この質問に答えるために、AIは以下のような情報を必要とします:

  1. ハリー・ポッターシリーズの作者(J.K.ローリング)

  2. J.K.ローリングの生年(1965年)

  3. 1965年に起こった重要な科学的発見

MuSiQueデータセットでの順序入れ替え文脈に対するLlama-3.1-8B-Instructモデルの性能

従来のLLMでは、これらの情報が最適な順序で提供されないと、正しい答えにたどり着くのが難しかったのです。しかし、CoReを適用することで、AIはこれらの情報を何度も「読み返す」機会を得て、より確実に正解にたどり着けるようになりました。

CoReの可能性は無限大!?

研究チームは、CoReを検索拡張生成タスクに応用する実験も行いました。結果は?もちろん、大成功!Chain-of-Thought(CoT)推論と組み合わせることで、さらなる性能向上を実現しています。

CoTは、AIに「考える過程」を言語化させる手法です。これとCoReを組み合わせることで、AIはより人間らしい、段階的で論理的な思考プロセスを展開できるようになりました。

検索拡張生成タスクにおけるCoReの効果

例えば、先ほどのハリー・ポッターの質問に対して、AIは次のように答えるかもしれません:

  1. まず、ハリー・ポッターシリーズの作者はJ.K.ローリングです。

  2. J.K.ローリングは1965年生まれです。

  3. 1965年の重要な科学的発見を調べると...(ここで情報を検索)

  4. 1965年には、宇宙背景放射の発見が確認されました。これは、ビッグバン理論を支持する重要な証拠となりました。

このように、CoReとCoTの組み合わせは、AIの推論能力を飛躍的に向上させる可能性を秘めているのです。

CoReの課題と今後の展望

もちろん、CoReにも課題はあります。最も大きな問題は、文脈を繰り返すことによる計算コストの増大です。情報量が増えれば増えるほど、処理に時間がかかってしまいます。

また、ノイズの多い情報環境でのCoReの効果についても、さらなる研究が必要です。不要な情報が多い中で、本当に重要な情報をどのように見分けるか。これは人間にとっても難しい課題ですよね。

合成タスクでのノイズの強さが異なる文脈でのQwen2.5-7B-Instructモデルの性能
支持文書の位置によるLLMの性能変化

それでも、CoReが示した可能性は計り知れません。今後は、以下のような方向性で研究が進むことが期待されます:

  1. 効率的な反復方法の開発:必要な情報だけを効果的に繰り返す技術

  2. ノイズ除去技術との組み合わせ:重要情報を的確に抽出し、それを繰り返す手法

  3. マルチモーダルAIへの適用:テキストだけでなく、画像や音声情報にもCoReを応用する試み

まとめ:CoReが開く、AIの新時代

CoReの登場は、LLMの多段階推論に新たな地平を切り開く可能性を秘めています。シンプルながら強力なこの手法は、今後のAI開発に大きな影響を与えるかもしれません。
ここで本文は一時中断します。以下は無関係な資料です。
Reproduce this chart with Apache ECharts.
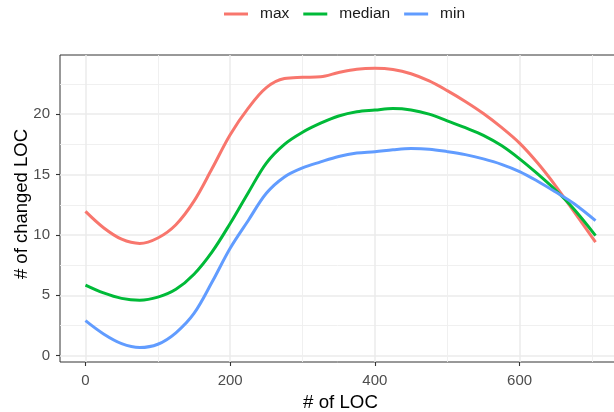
<!DOCTYPE html>
<html>
<head>
<meta charset="utf-8">
<script src="https://cdn.jsdelivr.net/npm/echarts@6/dist/echarts.min.js"></script>
<style>html,body{margin:0;padding:0;background:#fff}#c{width:614px;height:412px}</style>
</head>
<body>
<div id="c"></div>
<script>
const xs       = [0, 25, 50, 75, 100, 125, 150, 175, 200, 225, 250, 275, 300, 325, 350, 375, 400, 425, 450, 475, 500, 525, 550, 575, 600, 625, 650, 675, 705];
const maxVals  = [11.95, 10.6, 9.65, 9.3, 9.75, 10.85, 12.8, 15.5, 18.3, 20.5, 22.2, 22.95, 23.05, 23.1, 23.45, 23.72, 23.8, 23.7, 23.35, 22.75, 21.95, 21.05, 20.05, 18.9, 17.6, 15.95, 14.05, 11.95, 9.4];
const medVals  = [5.85, 5.2, 4.75, 4.6, 4.85, 5.5, 6.75, 8.6, 10.95, 13.5, 15.95, 17.5, 18.5, 19.25, 19.85, 20.2, 20.34, 20.47, 20.35, 20.0, 19.45, 18.88, 18.25, 17.4, 16.3, 15.05, 13.7, 12.15, 9.95];
const minVals  = [2.9, 1.8, 1.0, 0.68, 0.95, 1.9, 3.5, 6.1, 8.9, 11.2, 13.45, 14.8, 15.55, 16.05, 16.5, 16.78, 16.89, 17.05, 17.15, 17.1, 16.9, 16.65, 16.3, 15.85, 15.25, 14.45, 13.55, 12.6, 11.18];
const seriesNames = ['max', 'median', 'min'];
const xTicks = [0, 200, 400, 600];
const xMinor = [100, 300, 500, 700];
const yTicks = [0, 5, 10, 15, 20];
const yMinor = [2.5, 7.5, 12.5, 17.5, 22.5];

const colors = ['#F8766D', '#00BA38', '#619CFF'];
const font = 'Liberation Sans, Arial, sans-serif';
const pairs = v => xs.map((x, i) => [x, v[i]]);

const chart = echarts.init(document.getElementById('c'), null, {renderer: 'canvas'});
const gridLine = {show: true, lineStyle: {color: '#EBEBEB', width: 1.5}};
const minorLine = {show: true, lineStyle: {color: '#EEEEEE', width: 0.9}};

chart.setOption({
  animation: false,
  backgroundColor: '#fff',
  color: colors,
  legend: {
    data: seriesNames,
    left: 224, top: 6, padding: 0,
    icon: 'rect', itemWidth: 24, itemHeight: 3, itemGap: 14,
    textStyle: {fontFamily: font, fontSize: 15.5, color: '#1a1a1a', padding: [0, 0, 0, 7]}
  },
  grid: [{left: 60, right: -7, top: 55, bottom: 50, outerBoundsMode: 'none', containLabel: false,
          show: true, borderColor: '#333', borderWidth: 1, backgroundColor: 'transparent'}],
  xAxis: [
    {type: 'value', min: -35.2, max: 740.2, gridIndex: 0, position: 'bottom',
     axisLine: {show: false, onZero: false},
     axisTick: {show: true, length: 4, lineStyle: {color: '#333', width: 1.1}, customValues: xTicks},
     axisLabel: {customValues: xTicks, fontFamily: font, fontSize: 15, color: '#4D4D4D', margin: 11},
     splitLine: gridLine,
     name: '# of LOC', nameLocation: 'middle', nameGap: 31, nameMoveOverlap: false,
     nameTextStyle: {fontFamily: font, fontSize: 18.7, color: '#000'}
    },
    {type: 'value', min: -35.2, max: 740.2, gridIndex: 0, position: 'bottom',
     axisLine: {show: false, onZero: false}, axisLabel: {show: false},
     axisTick: {show: false, customValues: xMinor},
     splitLine: minorLine
    }
  ],
  yAxis: [
    {type: 'value', min: -0.52, max: 24.9, gridIndex: 0, position: 'left',
     axisLine: {show: false, onZero: false},
     axisTick: {show: true, length: 4, lineStyle: {color: '#333', width: 1.1}, customValues: yTicks},
     axisLabel: {customValues: yTicks, fontFamily: font, fontSize: 15, color: '#4D4D4D', margin: 10},
     splitLine: gridLine,
     name: '# of changed LOC', nameLocation: 'middle', nameGap: 29, nameRotate: 90, nameMoveOverlap: false,
     nameTextStyle: {fontFamily: font, fontSize: 18.5, color: '#000', padding: [0, 0, 0, 9]}
    },
    {type: 'value', min: -0.52, max: 24.9, gridIndex: 0, position: 'left',
     axisLine: {show: false, onZero: false}, axisLabel: {show: false},
     axisTick: {show: false, customValues: yMinor},
     splitLine: minorLine
    }
  ],
  series: [
    {name: seriesNames[0], type: 'line', data: pairs(maxVals), smooth: 0.35, showSymbol: false, symbol: 'none', lineStyle: {width: 3}, z: 3},
    {name: seriesNames[1], type: 'line', data: pairs(medVals), smooth: 0.35, showSymbol: false, symbol: 'none', lineStyle: {width: 3}, z: 3},
    {name: seriesNames[2], type: 'line', data: pairs(minVals), smooth: 0.35, showSymbol: false, symbol: 'none', lineStyle: {width: 3}, z: 3}
  ]
});
</script>
</body>
</html>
私たちの日常生活でも、CoReの恩恵を受ける日が来るかもしれません。例えば:

  • より正確で詳細な検索結果

  • 複雑な質問にも的確に答えるAIアシスタント

  • 多様な情報を統合して新しい知見を生み出す研究支援システム

AIの「考える力」を大きく前進させる、この革新的な手法。今後の発展が本当に楽しみですね!